Thomas also shared a candid reflection on culture change within TSTT. “Three years ago, our people told us we had to do better. We confronted it,” she said. “We ran a programme that challenged our mindset and focus, and we put our leaders through a kind of boot camp. It didn’t change overnight, but the very next year our engagement scores jumped ten points.”
She said the experience demonstrated the value of confronting uncomfortable truths. “It proved that if you confront the hard truths, you can genuinely reshape culture.”

HR Strategy as a regional imperative
Charles Douglas, Vice Chairman of CANTO, reminded attendees that HR strategy is now inseparable from the region’s ability to compete. “As an industry, we are investing heavily in networks, digital platforms and emerging technologies such as AI,” Douglas said. “But none of this delivers value without a workforce that is skilled, adaptable and engaged.”
He noted that talent challenges are amplified in small, open Caribbean economies. “In small, open Caribbean markets, where talent mobility is high and competition is global, HR strategy is directly linked to our ability to compete and to serve our societies. This forum reflects CANTO’s role as a convenor, bringing the region together to share practical experience, align thinking and learn from one another. The challenges we face are not unique to any single operator or country,” he reminded attendees.
He encouraged participants to engage openly and apply what they had learned. “Today is about honest conversation and practical exchange. I encourage you to challenge assumptions and make full use of the expertise in the room.”

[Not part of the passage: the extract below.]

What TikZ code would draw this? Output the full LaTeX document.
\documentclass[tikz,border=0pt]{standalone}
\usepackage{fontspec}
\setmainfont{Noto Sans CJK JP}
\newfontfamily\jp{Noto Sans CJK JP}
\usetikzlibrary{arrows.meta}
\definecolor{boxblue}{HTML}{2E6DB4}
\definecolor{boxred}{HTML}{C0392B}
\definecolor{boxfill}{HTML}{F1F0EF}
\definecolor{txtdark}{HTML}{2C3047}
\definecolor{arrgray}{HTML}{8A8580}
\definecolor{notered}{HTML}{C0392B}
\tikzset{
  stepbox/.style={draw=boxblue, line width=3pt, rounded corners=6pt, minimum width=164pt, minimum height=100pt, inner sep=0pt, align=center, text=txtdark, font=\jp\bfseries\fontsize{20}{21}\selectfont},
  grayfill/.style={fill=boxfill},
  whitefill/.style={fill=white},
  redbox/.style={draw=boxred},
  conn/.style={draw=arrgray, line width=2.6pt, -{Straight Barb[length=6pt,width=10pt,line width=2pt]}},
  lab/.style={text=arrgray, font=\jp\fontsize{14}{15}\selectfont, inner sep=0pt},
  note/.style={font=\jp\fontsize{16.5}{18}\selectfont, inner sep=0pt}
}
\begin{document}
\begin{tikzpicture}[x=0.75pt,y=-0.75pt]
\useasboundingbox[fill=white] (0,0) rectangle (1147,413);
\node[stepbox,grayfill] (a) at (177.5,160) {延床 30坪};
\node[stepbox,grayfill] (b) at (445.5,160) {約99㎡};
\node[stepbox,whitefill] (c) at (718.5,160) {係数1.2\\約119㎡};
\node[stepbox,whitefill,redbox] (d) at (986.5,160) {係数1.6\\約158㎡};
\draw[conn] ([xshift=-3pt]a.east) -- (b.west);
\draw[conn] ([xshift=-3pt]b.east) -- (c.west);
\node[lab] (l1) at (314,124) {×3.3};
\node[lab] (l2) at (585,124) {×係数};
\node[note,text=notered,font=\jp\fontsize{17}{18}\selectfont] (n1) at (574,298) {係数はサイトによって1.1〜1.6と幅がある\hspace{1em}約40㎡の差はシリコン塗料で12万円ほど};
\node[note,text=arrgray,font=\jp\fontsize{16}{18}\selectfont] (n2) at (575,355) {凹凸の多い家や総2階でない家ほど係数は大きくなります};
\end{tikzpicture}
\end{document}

People at the centre of competitiveness
Across 2 days of high-level discussion across regional telecoms, the inaugural CANTO HR Leadership Conference delivered a clear conclusion: technology alone will not secure the Caribbean’s future.
That future depends on people-centred governance, resilient leadership cultures and HR strategies aligned to digital delivery. As organisations across the region invest in AI, automation and next-generation networks, participants agreed that HR leadership must evolve in parallel to build trust, sustain talent and translate innovation into lasting economic and social impact.
The conference marked a significant expansion of CANTO Connect’s agenda, placing human capital firmly at the centre of the Caribbean’s competitiveness conversation in the technology and telecommunications sectors.